Even in retrospect we chafe under the fact that we were “inconvenienced” during that period. It doesn’t change anything for us to learn that the threat was real. We didn’t like all that restrictive and suspicious activity. We still hate McCarthyism, and as evidence, we are actively resisting any additional inconvenience, tying the hands of those trying to track down terrorists as much as we can.

The USSR had their Collaboration trials before the Second World War. They were in the most danger of all because they were trying to established a state based upon the idealistic dreams of Marx and Lenin. Such a state never before existed in history, but the Soviets believed that it could exist and set about making that belief a reality. There was considerable resistance in the USSR. Today in the West many of us shake our heads that they could have been so foolish as to imagine such a system could work; and there were plenty in the USSR in the period we are talking about who shook their heads as well. These were declared collaborators, or potential collaborators, with the Capitalistic West, and shunted off to the Gulag or worse. If you get rid of all those who think your dreams can’t work, then all those who remain will support you . . . or so the Russian leadership believed – at least officially.

In France many those who lived with the active collaborators during the Vichy period went to work as soon as possible killing them off. Some question whether their motives were justice or revenge, but perhaps it was both. Perhaps it is always both. As French authorities began taking control of post-War France, the summary executions stopped and formal trials took their place. Even these were fairly harsh to begin with, but after the anti-collaborationist frenzy wore itself out, the French became more tolerant of those who merely did what they needed to survive.

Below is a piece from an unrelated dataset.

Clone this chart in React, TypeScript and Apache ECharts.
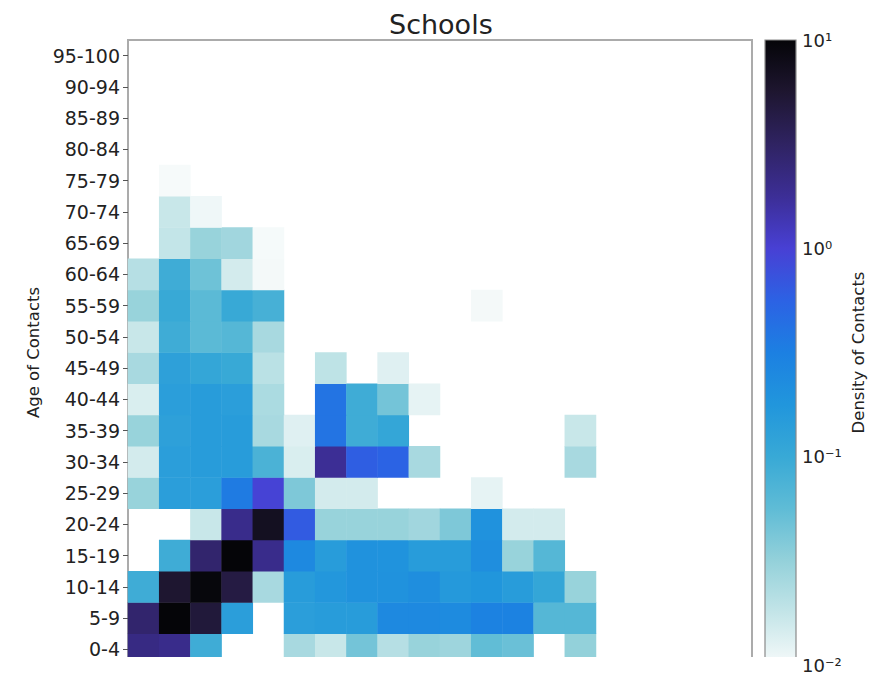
import React, { useEffect, useRef } from "react";
import * as echarts from "echarts";

// Age groups (both axes)
const ageGroups = [
  "0-4", "5-9", "10-14", "15-19", "20-24", "25-29", "30-34", "35-39", "40-44", "45-49",
  "50-54", "55-59", "60-64", "65-69", "70-74", "75-79", "80-84", "85-89", "90-94", "95-100",
];

// Density of contacts: one array per age of contacts (row), indexed by participant age group (column)
const N = null;
const row0_4 = [2.2, 2.0, 0.09, N, N, 0.025, 0.017, 0.045, 0.021, 0.03, 0.028, 0.055, 0.05, N, 0.032, N, N, N, N, N];
const row5_9 = [2.8, 10, 5.0, 0.14, N, 0.14, 0.15, 0.15, 0.25, 0.25, 0.24, 0.3, 0.3, 0.065, 0.065, N, N, N, N, N];
const row10_14 = [0.09, 5.6, 9.5, 4.5, 0.025, 0.15, 0.17, 0.2, 0.2, 0.22, 0.16, 0.18, 0.15, 0.11, 0.03, N, N, N, N, N];
const row15_19 = [N, 0.09, 2.8, 10, 2.0, 0.25, 0.15, 0.2, 0.19, 0.15, 0.15, 0.22, 0.03, 0.065, N, N, N, N, N, N];
const row20_24 = [N, N, 0.017, 2.0, 7.0, 0.63, 0.03, 0.03, 0.03, 0.027, 0.04, 0.2, 0.015, 0.015, N, N, N, N, N, N];
const row25_29 = [0.03, 0.14, 0.14, 0.35, 0.95, 0.04, 0.015, 0.015, N, N, N, 0.012, N, N, N, N, N, N, N, N];
const row30_34 = [0.015, 0.14, 0.15, 0.15, 0.075, 0.014, 1.8, 0.6, 0.55, 0.025, N, N, N, N, 0.025, N, N, N, N, N];
const row35_39 = [0.03, 0.13, 0.15, 0.15, 0.025, 0.013, 0.4, 0.09, 0.11, N, N, N, N, N, 0.017, N, N, N, N, N];
const row40_44 = [0.014, 0.14, 0.15, 0.14, 0.024, N, 0.4, 0.09, 0.045, 0.012, N, N, N, N, N, N, N, N, N, N];
const row45_49 = [0.025, 0.13, 0.11, 0.1, 0.02, N, 0.019, N, 0.013, N, N, N, N, N, N, N, N, N, N, N];
const row50_54 = [0.017, 0.09, 0.06, 0.065, 0.025, N, N, N, N, N, N, N, N, N, N, N, N, N, N, N];
const row55_59 = [0.03, 0.1, 0.06, 0.1, 0.08, N, N, N, N, N, N, 0.0102, N, N, N, N, N, N, N, N];
const row60_64 = [0.021, 0.09, 0.048, 0.015, 0.0102, N, N, N, N, N, N, N, N, N, N, N, N, N, N, N];
const row65_69 = [N, 0.018, 0.03, 0.027, 0.0101, N, N, N, N, N, N, N, N, N, N, N, N, N, N, N];
const row70_74 = [N, 0.017, 0.0108, N, N, N, N, N, N, N, N, N, N, N, N, N, N, N, N, N];
const row75_79 = [N, 0.01, N, N, N, N, N, N, N, N, N, N, N, N, N, N, N, N, N, N];
const row80_84 = [N, N, N, N, N, N, N, N, N, N, N, N, N, N, N, N, N, N, N, N];
const row85_89 = [N, N, N, N, N, N, N, N, N, N, N, N, N, N, N, N, N, N, N, N];
const row90_94 = [N, N, N, N, N, N, N, N, N, N, N, N, N, N, N, N, N, N, N, N];
const row95_100 = [N, N, N, N, N, N, N, N, N, N, N, N, N, N, N, N, N, N, N, N];

const densityRows = [
  row0_4, row5_9, row10_14, row15_19, row20_24, row25_29, row30_34, row35_39, row40_44, row45_49,
  row50_54, row55_59, row60_64, row65_69, row70_74, row75_79, row80_84, row85_89, row90_94, row95_100,
];

// Colour scale (log10 density from -2 to 1), low to high
const colorMap = [
  "#f6fafa", "#c4e5e8", "#94d1da", "#5fbcd6", "#38a9d6", "#2196dc", "#1c80e2",
  "#2c62e4", "#4840d4", "#3c2e96", "#2f2362", "#1e1630", "#050508",
];
const logMin = -2;
const logMax = 1;
const colorbarTicks = [0.01, 0.1, 1, 10];

const FONT = "DejaVu Sans";
const GRID = { left: 128, top: 40, width: 624, height: 625 };
const CBAR = { left: 765, top: 40, width: 31, height: 625 };

const sup: Record<string, string> = { "-": "\u207B", "0": "\u2070", "1": "\u00B9", "2": "\u00B2", "3": "\u00B3" };
const toPow = (v: number) => {
  const e = Math.round(Math.log10(v));
  return "10" + String(e).split("").map((ch) => sup[ch] || ch).join("");
};

export default function App() {
  const ref = useRef<HTMLDivElement>(null);

  useEffect(() => {
    if (!ref.current) return;
    const chart = echarts.init(ref.current, null, { renderer: "svg" });

    const data: [number, number, number][] = [];
    densityRows.forEach((row, r) => {
      row.forEach((v, c) => {
        if (v !== null && v !== undefined) data.push([c, r, Math.log10(v as number)]);
      });
    });

    const stops = colorMap.map((color, i) => ({ offset: i / (colorMap.length - 1), color }));

    chart.setOption({
      animation: false,
      backgroundColor: "#ffffff",
      title: {
        text: "Schools",
        left: 384,
        top: 6,
        textStyle: { fontFamily: FONT, fontSize: 27, fontWeight: "normal", color: "#222" },
      },
      grid: [
        { ...GRID, show: true, borderColor: "#ababab", borderWidth: 2, backgroundColor: "#fff" },
        { ...CBAR, show: false },
      ],
      xAxis: [
        {
          type: "category",
          gridIndex: 0,
          data: ageGroups,
          axisLabel: { show: false },
          axisTick: { show: false },
          axisLine: { show: false },
          splitLine: { show: false },
        },
        {
          type: "value",
          gridIndex: 1,
          min: 0,
          max: 1,
          show: false,
        },
      ],
      yAxis: [
        {
          type: "category",
          gridIndex: 0,
          data: ageGroups,
          axisLine: { show: false },
          axisTick: { show: true, length: 5, alignWithLabel: true, lineStyle: { color: "#555" } },
          axisLabel: { fontFamily: FONT, fontSize: 19, color: "#222", margin: 8 },
          splitLine: { show: false },
          name: "Age of Contacts",
          nameLocation: "middle",
          nameRotate: 90,
          nameGap: 83,
          nameTextStyle: { fontFamily: FONT, fontSize: 16.5, color: "#222" },
        },
        {
          type: "log",
          logBase: 10,
          gridIndex: 1,
          min: colorbarTicks[0],
          max: colorbarTicks[colorbarTicks.length - 1],
          position: "right",
          axisLine: { show: false },
          axisTick: { show: true, length: 5, lineStyle: { color: "#444" } },
          axisLabel: { fontFamily: FONT, fontSize: 18, color: "#222", margin: 6, formatter: (v: number) => toPow(v) },
          splitLine: { show: false },
          name: "Density of Contacts",
          nameLocation: "middle",
          nameRotate: 90,
          nameGap: 54,
          nameTextStyle: { fontFamily: FONT, fontSize: 16.5, color: "#222" },
        },
      ],
      visualMap: {
        show: false,
        type: "continuous",
        min: logMin,
        max: logMax,
        dimension: 2,
        seriesIndex: 0,
        inRange: { color: colorMap },
      },
      series: [
        {
          type: "heatmap",
          xAxisIndex: 0,
          yAxisIndex: 0,
          data,
          itemStyle: { borderWidth: 0 },
          emphasis: { disabled: true },
        },
        {
          type: "scatter",
          xAxisIndex: 1,
          yAxisIndex: 1,
          data: [],
          silent: true,
        },
      ],
      graphic: [
        {
          type: "rect",
          shape: { x: CBAR.left, y: CBAR.top, width: CBAR.width, height: CBAR.height },
          style: {
            fill: new echarts.graphic.LinearGradient(0, 1, 0, 0, stops),
            stroke: "#8a8a8a",
            lineWidth: 1.2,
          },
          z: 10,
        },
        {
          type: "rect",
          shape: { x: 124, y: 657, width: 676, height: 17 },
          style: { fill: "#ffffff" },
          silent: true,
          z: 100,
        },
      ],
    });

    return () => chart.dispose();
  }, []);

  return (
    <div
      ref={ref}
      style={{ position: "fixed", left: 0, top: 0, width: 884, height: 674, background: "#fff" }}
    />
  );
}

Now look at the three of us today. We in America think everyone should like us and are surprised that they don’t. In France, De Gaul and Chriac sought to build France or at least the EU into a buffer against the potential threat of the U.S. (Were they worried about another American occupation? See )

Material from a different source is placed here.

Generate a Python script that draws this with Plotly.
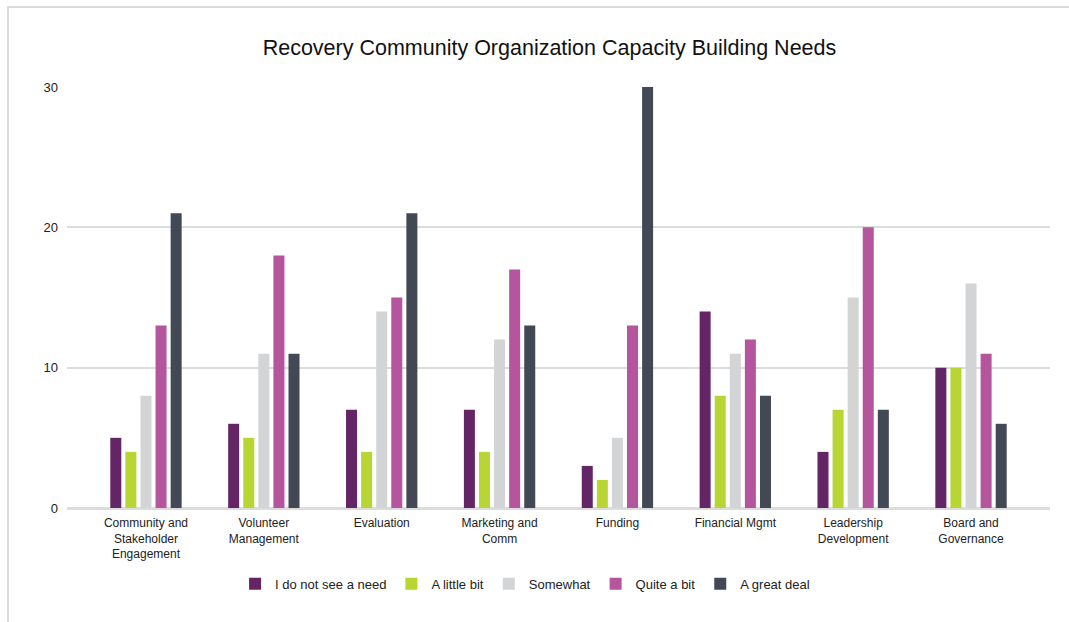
import plotly.graph_objects as go

categories = [
    "Community and<br>Stakeholder<br>Engagement",
    "Volunteer<br>Management",
    "Evaluation",
    "Marketing and<br>Comm",
    "Funding",
    "Financial Mgmt",
    "Leadership<br>Development",
    "Board and<br>Governance",
]

no_need = [5, 6, 7, 7, 3, 14, 4, 10]
little_bit = [4, 5, 4, 4, 2, 8, 7, 10]
somewhat = [8, 11, 14, 12, 5, 11, 15, 16]
quite_a_bit = [13, 18, 15, 17, 13, 12, 20, 11]
great_deal = [21, 11, 21, 13, 30, 8, 7, 6]

series_names = ["I do not see a need", "A little bit", "Somewhat", "Quite a bit", "A great deal"]
series_values = [no_need, little_bit, somewhat, quite_a_bit, great_deal]
series_colors = ["#642566", "#b8d534", "#d3d4d6", "#b4559e", "#424955"]

font_family = "Liberation Sans, Arial, sans-serif"

fig = go.Figure()
for name, vals, color in zip(series_names, series_values, series_colors):
    fig.add_trace(go.Bar(
        x=list(range(len(categories))),
        y=vals,
        name=name,
        marker=dict(color=color, line=dict(width=0)),
    ))

fig.update_layout(
    width=1069,
    height=622,
    margin=dict(l=67, r=19, t=87, b=114),
    paper_bgcolor="white",
    plot_bgcolor="white",
    barmode="group",
    bargap=0.36,
    bargroupgap=0.27,
    font=dict(family=font_family, color="#222222", size=12),
    title=dict(
        text="Recovery Community Organization Capacity Building Needs",
        x=0.514, xanchor="center",
        y=1 - 47 / 622, yanchor="middle",
        font=dict(size=21.5, color="#111111", family=font_family),
    ),
    xaxis=dict(
        tickmode="array",
        tickvals=list(range(len(categories))),
        ticktext=categories,
        range=[-0.67, 7.67],
        showgrid=False,
        showline=False,
        zeroline=False,
        ticks="",
        ticklabelstandoff=6,
        tickfont=dict(size=12, color="#222222"),
    ),
    yaxis=dict(
        range=[0, 30],
        tickvals=[0, 10, 20, 30],
        showgrid=True,
        gridcolor="#dcdcdc",
        gridwidth=2,
        zeroline=True,
        zerolinecolor="#dcdcdc",
        zerolinewidth=3,
        showline=False,
        ticks="",
        ticklabelstandoff=8,
        tickfont=dict(size=13, color="#222222"),
    ),
    legend=dict(
        orientation="h",
        x=0.466, xanchor="center",
        y=-0.18, yanchor="middle",
        font=dict(size=13, color="#222222"),
        traceorder="normal",
        itemwidth=30,
    ),
    showlegend=True,
    shapes=[
        dict(
            type="rect", xref="paper", yref="paper",
            x0=(8 - 67) / 983, x1=1.2,
            y0=-0.4, y1=(508 - 7) / 421,
            line=dict(color="#dadada", width=2),
            fillcolor="rgba(0,0,0,0)",
            layer="below",
        )
    ],
)

fig.write_html("out.html")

And as soon as the Russians began to gain a little self-confidence after the fall of the USSR, they resumed their suspicious ways. The USSR has fallen, but everyone in power today grew up under that system. It is all they know. Yes, the West claimed to intend to treat them as just another Capitalistic country, but look at what the EU is doing? They are gobbling up one former Soviet SSR after another. Does that sound like they intend to be the Russians’ friends? Definitely not to leaders like Putin.

To a large extent, we are what we’ve been. We are not the same.